Baked Mac and Cheese with Spinach and Tomatoes

Baked Mac and Cheese with Spinach and Tomatoes

Servings: 8

Heart Smart Lactose Intolerant Vegetarian
Recipe Directions
Nutrition Information


  • 1 pound of whole wheat or GF pasta
  • 1 cup GO Veggie! Dairy Free Classic Plain Cream Cheese
  • 8 ounces rice milk
  • 1 cup GO Veggie! Lactose Free Cheddar Shreds
  • 1/4 cup GO Veggie!

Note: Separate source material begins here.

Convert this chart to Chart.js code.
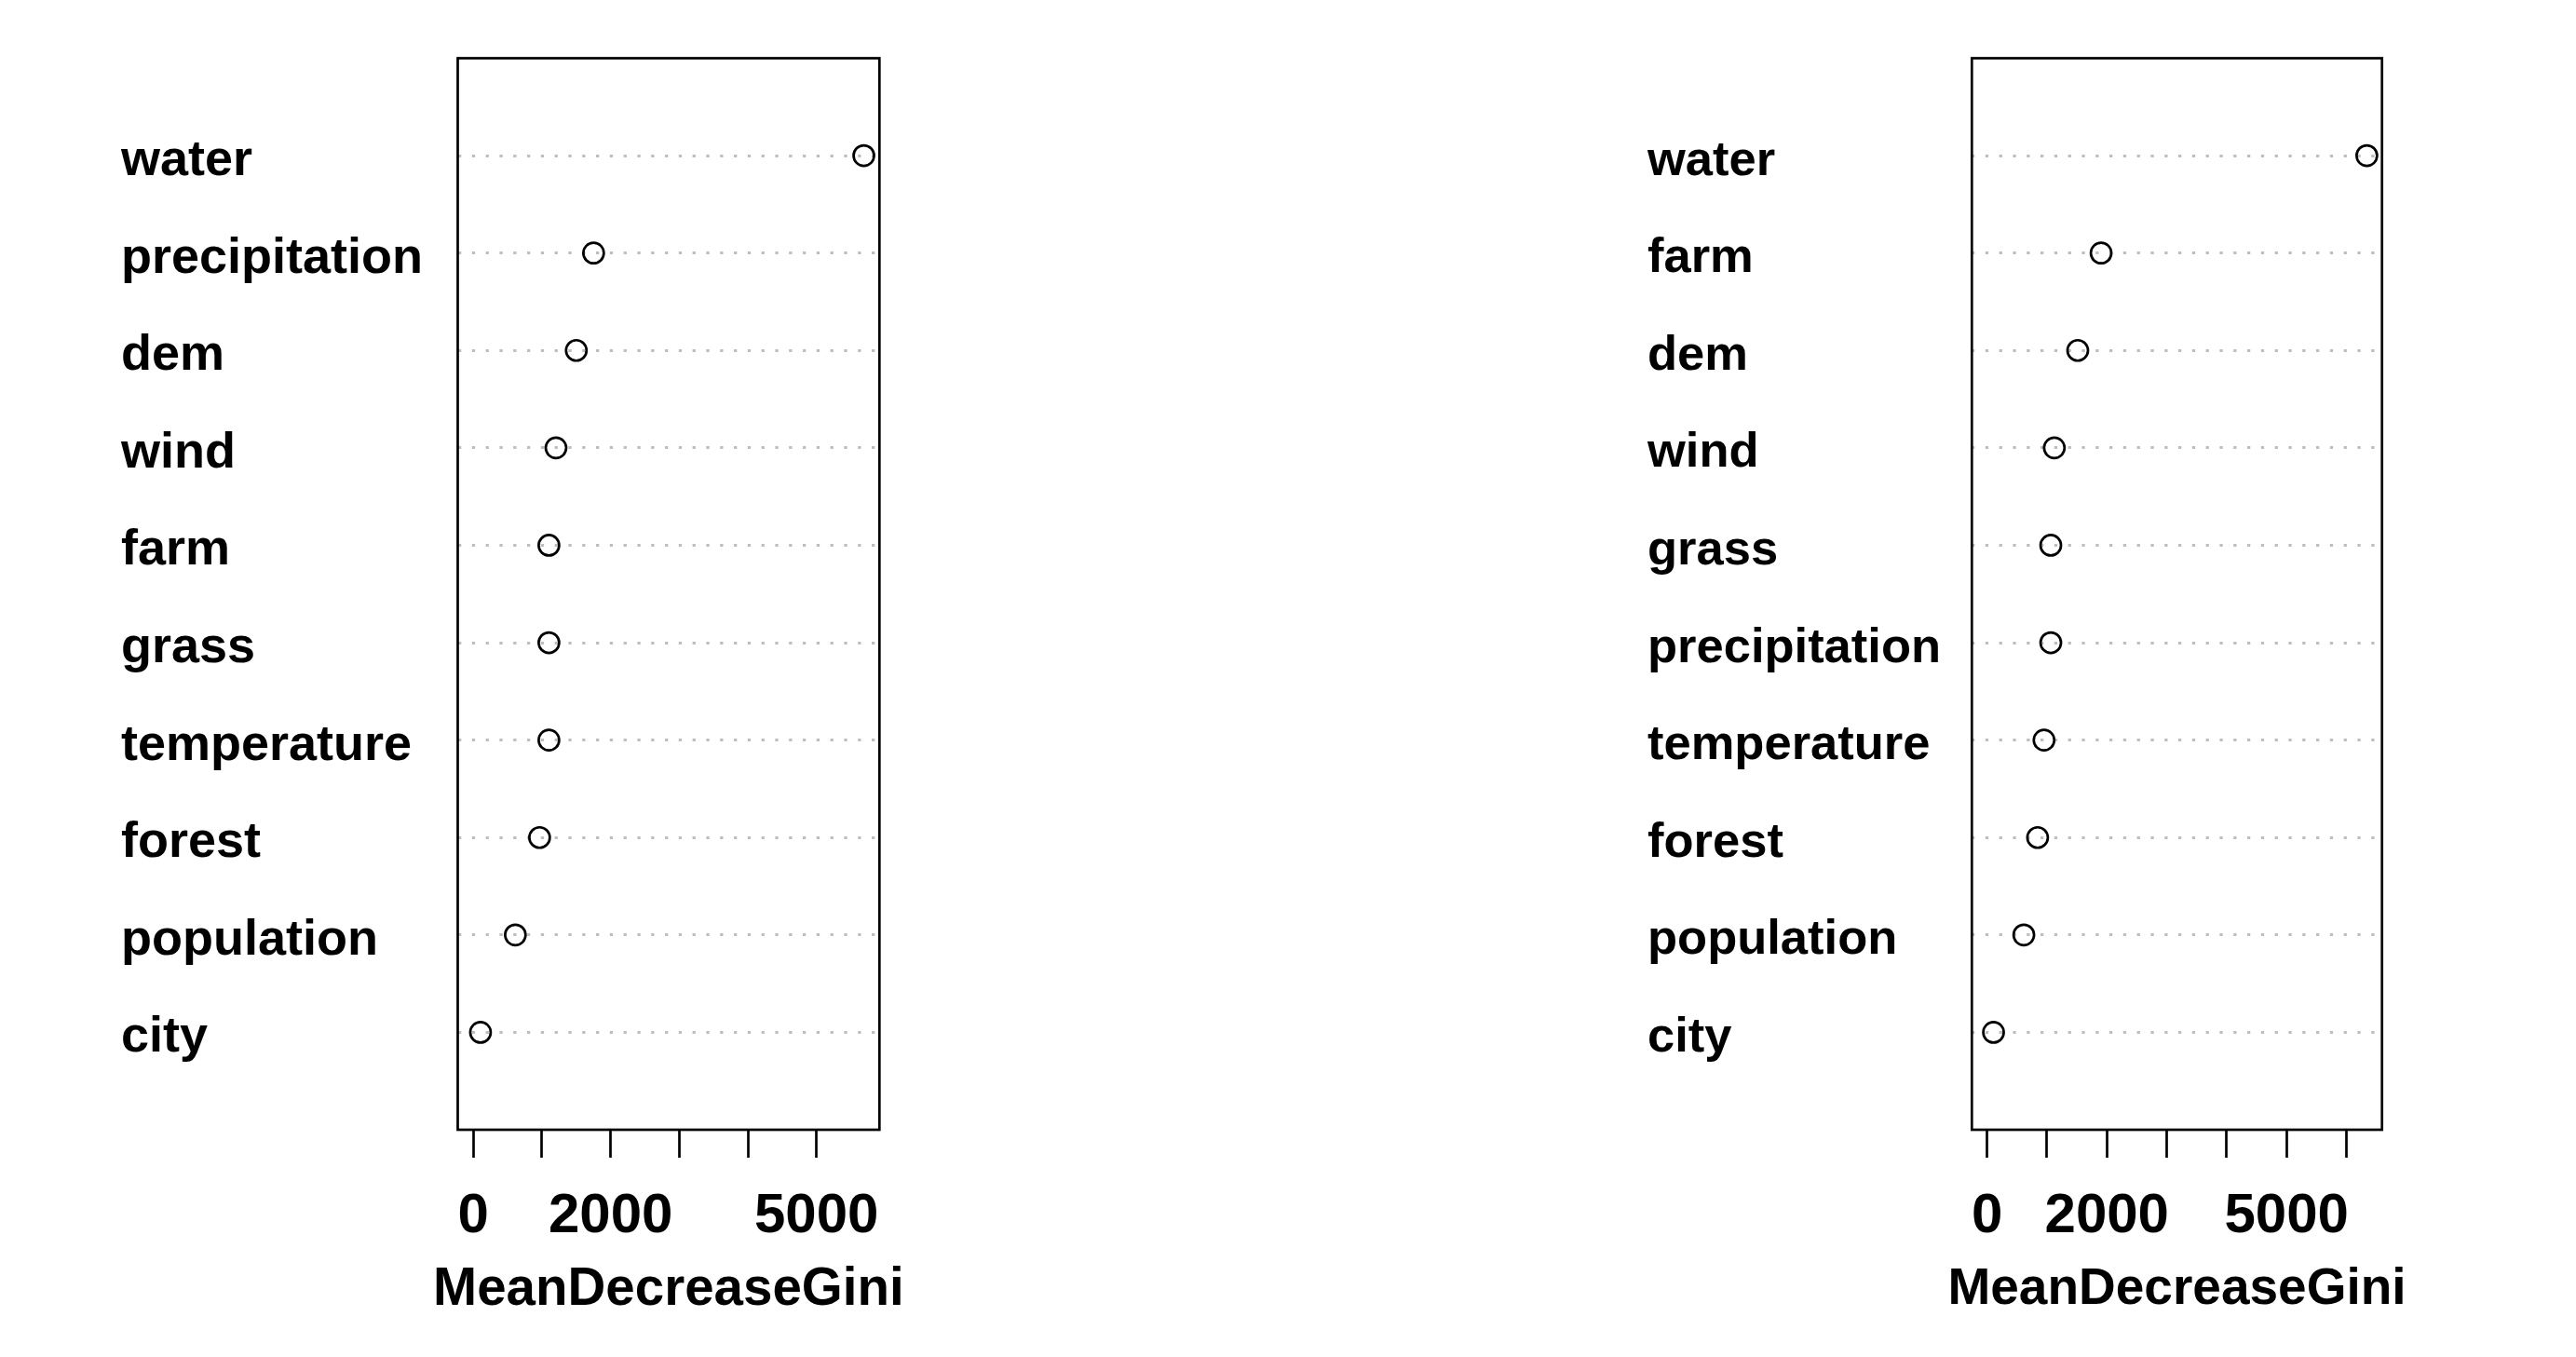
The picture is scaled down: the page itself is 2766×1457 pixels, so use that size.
<!DOCTYPE html>
<html>
<head>
<meta charset="utf-8">
<script src="https://cdn.jsdelivr.net/npm/chart.js@4.4.1/dist/chart.umd.min.js"></script>
<style>
  body { margin: 0; background: #fff; }
  canvas { position: absolute; top: 0; }
</style>
</head>
<body>
<canvas id="leftChart" width="900" height="1457" style="left:100px"></canvas>
<canvas id="rightChart" width="900" height="1457" style="left:1740px"></canvas>
<script>
// variable importance
const leftLabels = ['water', 'precipitation', 'dem', 'wind', 'farm', 'grass', 'temperature', 'forest', 'population', 'city'];
const leftValues = [5690, 1752, 1500, 1204, 1101, 1101, 1101, 965, 612, 104];

const rightLabels = ['water', 'farm', 'dem', 'wind', 'grass', 'precipitation', 'temperature', 'forest', 'population', 'city'];
const rightValues = [6340, 1904, 1514, 1123, 1064, 1064, 951, 844, 614, 108];

const leftTicks = [0, 1000, 2000, 3000, 4000, 5000];
const rightTicks = [0, 1000, 2000, 3000, 4000, 5000, 6000];
const shownTickLabels = [0, 2000, 5000];
const axisTitle = 'MeanDecreaseGini';

const fontFamily = '"Liberation Sans", Arial, sans-serif';
Chart.defaults.font.family = fontFamily;
Chart.defaults.font.weight = 'bold';
Chart.defaults.color = '#000';

// frame round the plot and the x title (chart.js squeezes a title wider than its axis)
const boxPlugin = {
    id: 'box',
    afterDatasetsDraw(chart) {
        const a = chart.chartArea;
        const ctx = chart.ctx;
        ctx.save();
        ctx.strokeStyle = '#000';
        ctx.lineWidth = 2.7;
        ctx.strokeRect(a.left, a.top, a.right - a.left, a.bottom - a.top);
        ctx.restore();
    },
    afterDraw(chart, args, opts) {
        const a = chart.chartArea;
        const ctx = chart.ctx;
        ctx.save();
        ctx.fillStyle = '#000';
        ctx.font = 'bold ' + opts.titleSize + 'px ' + fontFamily;
        ctx.textAlign = 'center';
        ctx.textBaseline = 'middle';
        ctx.fillText(axisTitle, (a.left + a.right) / 2, 1385);
        ctx.restore();
    }
};

function makePanel(id, labels, values, ticks, padLeft, axisWidth, padRight, labelSize, titleSize) {
    const maxVal = Math.max(...values);
    const points = values.map((v, i) => ({x: v, y: i + 1}));

    return new Chart(document.getElementById(id), {
        type: 'scatter',
        data: {
            datasets: [{
                data: points,
                pointRadius: 11,
                pointHoverRadius: 11,
                pointBorderWidth: 2.7,
                pointBorderColor: '#000',
                pointBackgroundColor: 'rgba(0,0,0,0)'
            }]
        },
        options: {
            responsive: false,
            animation: false,
            devicePixelRatio: 1,
            layout: {padding: {left: padLeft, right: padRight, top: 62.5, bottom: 0}},
            plugins: {legend: {display: false}, tooltip: {enabled: false}, box: {titleSize: titleSize}},
            scales: {
                x: {
                    type: 'linear',
                    min: -0.04 * maxVal,
                    max: 1.04 * maxVal,
                    afterBuildTicks: s => { s.ticks = ticks.map(v => ({value: v})); },
                    afterFit: s => { s.height = 244; },
                    border: {display: false},
                    grid: {
                        drawOnChartArea: false,
                        drawTicks: true,
                        tickLength: 30,
                        tickColor: '#000',
                        tickWidth: 2.7
                    },
                    ticks: {
                        autoSkip: false,
                        maxRotation: 0,
                        padding: 27,
                        font: {size: 60},
                        callback: v => shownTickLabels.includes(v) ? String(v) : ''
                    }
                },
                y: {
                    type: 'linear',
                    reverse: true,
                    min: 0,
                    max: labels.length + 1,
                    afterBuildTicks: s => { s.ticks = labels.map((l, i) => ({value: i + 1})); },
                    afterFit: s => { s.width = axisWidth; },
                    border: {display: false, dash: [3.3, 11.5]},
                    grid: {
                        color: '#bebebe',
                        lineWidth: 3,
                        drawTicks: false
                    },
                    ticks: {
                        crossAlign: 'far',
                        labelOffset: 6,
                        font: {size: labelSize},
                        callback: v => labels[v - 1] || ''
                    }
                }
            }
        },
        plugins: [boxPlugin]
    });
}

makePanel('leftChart', leftLabels, leftValues, leftTicks, 30, 361.5, 55.7, 54, 56.5);
makePanel('rightChart', rightLabels, rightValues, rightTicks, 29, 348.3, 82.3, 52.5, 55);
</script>
</body>
</html>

Lactose Free Grated Parmesan Topping, divided
  • 2 cup baby spinach
  • 1 cup grape or cherry tomatoes, halved
  • ¼ cup whole wheat panko or gluten free breadcrumbs
  • 1 tablespoon fresh flat-leaf parsley, chopped


Preheat oven to 375°.

Cook pasta according to package directions, drain and set aside.

In a food processor; combine cream cheese, milk, cheddar cheese, ¼ cup parmesan and spinach.

Puree until smooth. Season with salt and pepper.

Add the cheese mixture to pasta, and stir well.

Spoon mixture into an 11 x 7-inch glass or ceramic baking dish coated with cooking spray.

Combine remaining 1/4 cup Parmesan, panko, and parsley in a small bowl.

Sprinkle evenly over pasta mixture. Bake at 375° for 10-15 minutes.